Exercise goal
Read the records below. Copy each line where the string "matplotlib" occurs.

Data section
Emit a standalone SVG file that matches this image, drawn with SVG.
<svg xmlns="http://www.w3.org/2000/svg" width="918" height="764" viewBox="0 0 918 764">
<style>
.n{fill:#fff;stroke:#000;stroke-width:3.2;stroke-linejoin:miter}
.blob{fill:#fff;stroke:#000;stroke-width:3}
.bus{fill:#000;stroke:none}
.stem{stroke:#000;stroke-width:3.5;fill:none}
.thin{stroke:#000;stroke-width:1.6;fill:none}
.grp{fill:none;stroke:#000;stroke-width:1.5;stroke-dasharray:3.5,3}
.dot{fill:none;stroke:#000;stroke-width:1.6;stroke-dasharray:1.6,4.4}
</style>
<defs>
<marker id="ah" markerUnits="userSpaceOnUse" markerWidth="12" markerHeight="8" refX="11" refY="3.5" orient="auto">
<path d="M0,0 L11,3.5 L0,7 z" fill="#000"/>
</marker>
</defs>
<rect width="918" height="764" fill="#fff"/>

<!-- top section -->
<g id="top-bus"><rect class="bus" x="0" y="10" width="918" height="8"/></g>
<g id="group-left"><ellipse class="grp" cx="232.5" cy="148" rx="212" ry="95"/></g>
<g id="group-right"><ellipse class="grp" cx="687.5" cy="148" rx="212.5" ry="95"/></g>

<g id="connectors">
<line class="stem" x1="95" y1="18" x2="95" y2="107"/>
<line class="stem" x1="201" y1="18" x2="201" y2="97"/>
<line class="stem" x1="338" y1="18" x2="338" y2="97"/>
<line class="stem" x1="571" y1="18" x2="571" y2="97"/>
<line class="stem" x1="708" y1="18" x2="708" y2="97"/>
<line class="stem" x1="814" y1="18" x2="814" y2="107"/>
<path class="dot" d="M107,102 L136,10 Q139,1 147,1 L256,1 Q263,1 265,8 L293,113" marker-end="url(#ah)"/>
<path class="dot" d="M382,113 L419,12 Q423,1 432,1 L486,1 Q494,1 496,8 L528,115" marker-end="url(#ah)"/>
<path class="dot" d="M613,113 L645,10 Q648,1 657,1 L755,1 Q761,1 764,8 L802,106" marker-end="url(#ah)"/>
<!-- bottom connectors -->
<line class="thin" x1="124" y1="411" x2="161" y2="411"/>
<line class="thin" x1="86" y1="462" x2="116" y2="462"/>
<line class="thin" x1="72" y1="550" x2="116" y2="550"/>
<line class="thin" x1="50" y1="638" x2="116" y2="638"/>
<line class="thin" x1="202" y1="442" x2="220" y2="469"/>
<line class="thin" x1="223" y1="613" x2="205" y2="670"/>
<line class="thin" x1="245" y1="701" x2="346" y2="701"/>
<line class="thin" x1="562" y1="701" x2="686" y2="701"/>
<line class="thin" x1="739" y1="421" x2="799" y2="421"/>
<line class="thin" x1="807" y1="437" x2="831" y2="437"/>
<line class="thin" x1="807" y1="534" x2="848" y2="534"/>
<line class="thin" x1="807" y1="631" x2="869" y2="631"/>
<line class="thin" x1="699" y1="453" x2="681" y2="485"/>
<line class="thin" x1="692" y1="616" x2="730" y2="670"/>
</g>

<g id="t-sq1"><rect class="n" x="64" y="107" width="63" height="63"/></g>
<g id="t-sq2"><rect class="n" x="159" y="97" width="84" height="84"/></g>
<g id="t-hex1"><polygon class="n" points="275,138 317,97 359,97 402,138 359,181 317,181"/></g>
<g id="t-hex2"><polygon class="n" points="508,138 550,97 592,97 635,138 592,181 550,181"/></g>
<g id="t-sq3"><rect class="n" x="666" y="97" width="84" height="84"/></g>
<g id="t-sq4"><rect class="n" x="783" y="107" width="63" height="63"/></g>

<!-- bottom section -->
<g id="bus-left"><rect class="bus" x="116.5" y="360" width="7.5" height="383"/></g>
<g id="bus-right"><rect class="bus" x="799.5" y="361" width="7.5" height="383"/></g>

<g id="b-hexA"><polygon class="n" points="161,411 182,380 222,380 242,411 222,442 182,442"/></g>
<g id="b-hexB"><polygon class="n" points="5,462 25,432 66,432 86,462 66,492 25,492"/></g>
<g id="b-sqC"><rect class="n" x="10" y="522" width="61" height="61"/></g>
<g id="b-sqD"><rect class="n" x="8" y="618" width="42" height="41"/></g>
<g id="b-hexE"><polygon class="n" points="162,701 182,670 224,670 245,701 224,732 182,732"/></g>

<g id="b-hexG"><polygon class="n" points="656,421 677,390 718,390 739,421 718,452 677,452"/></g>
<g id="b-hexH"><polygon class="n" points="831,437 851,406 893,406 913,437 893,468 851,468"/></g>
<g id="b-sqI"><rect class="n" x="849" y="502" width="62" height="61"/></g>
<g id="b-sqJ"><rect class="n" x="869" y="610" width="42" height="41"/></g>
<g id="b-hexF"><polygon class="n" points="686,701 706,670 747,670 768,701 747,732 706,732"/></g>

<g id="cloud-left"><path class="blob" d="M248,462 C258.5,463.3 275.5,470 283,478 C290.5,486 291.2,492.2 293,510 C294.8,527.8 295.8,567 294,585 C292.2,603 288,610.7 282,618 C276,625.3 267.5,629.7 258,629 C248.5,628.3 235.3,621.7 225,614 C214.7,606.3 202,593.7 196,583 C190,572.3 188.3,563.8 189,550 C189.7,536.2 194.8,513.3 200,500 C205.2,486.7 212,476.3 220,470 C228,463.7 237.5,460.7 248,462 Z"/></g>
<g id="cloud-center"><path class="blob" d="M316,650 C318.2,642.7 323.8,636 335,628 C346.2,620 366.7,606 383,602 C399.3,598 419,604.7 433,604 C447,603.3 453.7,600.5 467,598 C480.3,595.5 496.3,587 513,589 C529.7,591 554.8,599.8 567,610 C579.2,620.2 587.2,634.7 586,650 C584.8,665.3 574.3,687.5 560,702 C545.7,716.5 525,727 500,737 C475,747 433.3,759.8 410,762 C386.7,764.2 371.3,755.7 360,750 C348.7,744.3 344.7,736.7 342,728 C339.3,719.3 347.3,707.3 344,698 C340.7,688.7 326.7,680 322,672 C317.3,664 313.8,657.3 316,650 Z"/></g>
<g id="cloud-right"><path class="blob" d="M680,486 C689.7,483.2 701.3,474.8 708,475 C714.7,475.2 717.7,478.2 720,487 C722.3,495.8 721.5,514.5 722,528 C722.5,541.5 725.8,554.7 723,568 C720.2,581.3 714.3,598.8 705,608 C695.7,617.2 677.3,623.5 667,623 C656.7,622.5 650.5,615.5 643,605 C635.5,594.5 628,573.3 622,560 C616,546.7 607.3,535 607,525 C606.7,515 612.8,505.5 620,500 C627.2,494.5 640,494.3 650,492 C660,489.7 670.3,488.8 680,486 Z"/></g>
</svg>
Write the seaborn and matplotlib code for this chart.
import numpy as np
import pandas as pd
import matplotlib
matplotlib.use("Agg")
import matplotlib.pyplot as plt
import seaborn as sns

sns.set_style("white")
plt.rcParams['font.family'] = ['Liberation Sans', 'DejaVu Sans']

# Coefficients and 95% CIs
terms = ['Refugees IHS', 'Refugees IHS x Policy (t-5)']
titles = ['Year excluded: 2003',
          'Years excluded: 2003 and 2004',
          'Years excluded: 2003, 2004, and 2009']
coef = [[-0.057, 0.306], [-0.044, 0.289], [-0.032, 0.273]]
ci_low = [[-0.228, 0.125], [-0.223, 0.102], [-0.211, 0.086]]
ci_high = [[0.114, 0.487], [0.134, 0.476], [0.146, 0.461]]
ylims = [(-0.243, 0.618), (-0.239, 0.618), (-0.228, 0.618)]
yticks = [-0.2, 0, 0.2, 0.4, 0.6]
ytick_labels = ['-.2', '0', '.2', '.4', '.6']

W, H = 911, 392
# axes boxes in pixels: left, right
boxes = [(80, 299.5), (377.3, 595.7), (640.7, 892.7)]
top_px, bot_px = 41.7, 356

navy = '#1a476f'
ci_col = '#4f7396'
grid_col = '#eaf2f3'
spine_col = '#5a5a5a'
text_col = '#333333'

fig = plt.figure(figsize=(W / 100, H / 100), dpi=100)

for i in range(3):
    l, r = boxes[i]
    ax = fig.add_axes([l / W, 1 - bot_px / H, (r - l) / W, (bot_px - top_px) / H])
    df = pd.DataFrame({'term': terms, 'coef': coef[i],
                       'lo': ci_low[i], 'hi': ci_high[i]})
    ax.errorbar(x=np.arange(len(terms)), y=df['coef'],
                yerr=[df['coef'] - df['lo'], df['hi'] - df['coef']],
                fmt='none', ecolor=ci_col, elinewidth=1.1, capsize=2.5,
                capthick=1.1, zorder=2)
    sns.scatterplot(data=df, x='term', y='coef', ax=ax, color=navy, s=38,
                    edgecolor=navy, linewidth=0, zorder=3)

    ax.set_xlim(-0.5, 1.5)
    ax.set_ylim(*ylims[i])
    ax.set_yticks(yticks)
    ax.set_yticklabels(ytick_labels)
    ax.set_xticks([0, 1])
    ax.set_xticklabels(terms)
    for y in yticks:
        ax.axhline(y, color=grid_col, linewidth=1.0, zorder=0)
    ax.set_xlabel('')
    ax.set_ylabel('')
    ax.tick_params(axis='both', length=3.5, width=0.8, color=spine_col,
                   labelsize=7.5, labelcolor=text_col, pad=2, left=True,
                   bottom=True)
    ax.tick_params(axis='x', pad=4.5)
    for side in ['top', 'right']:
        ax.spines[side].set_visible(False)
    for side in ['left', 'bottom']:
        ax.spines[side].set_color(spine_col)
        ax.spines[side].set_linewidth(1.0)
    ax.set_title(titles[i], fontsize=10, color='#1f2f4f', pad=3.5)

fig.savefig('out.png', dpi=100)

In response
Write the seaborn and matplotlib code for this chart.
import matplotlib
matplotlib.use("Agg")
import matplotlib.pyplot as plt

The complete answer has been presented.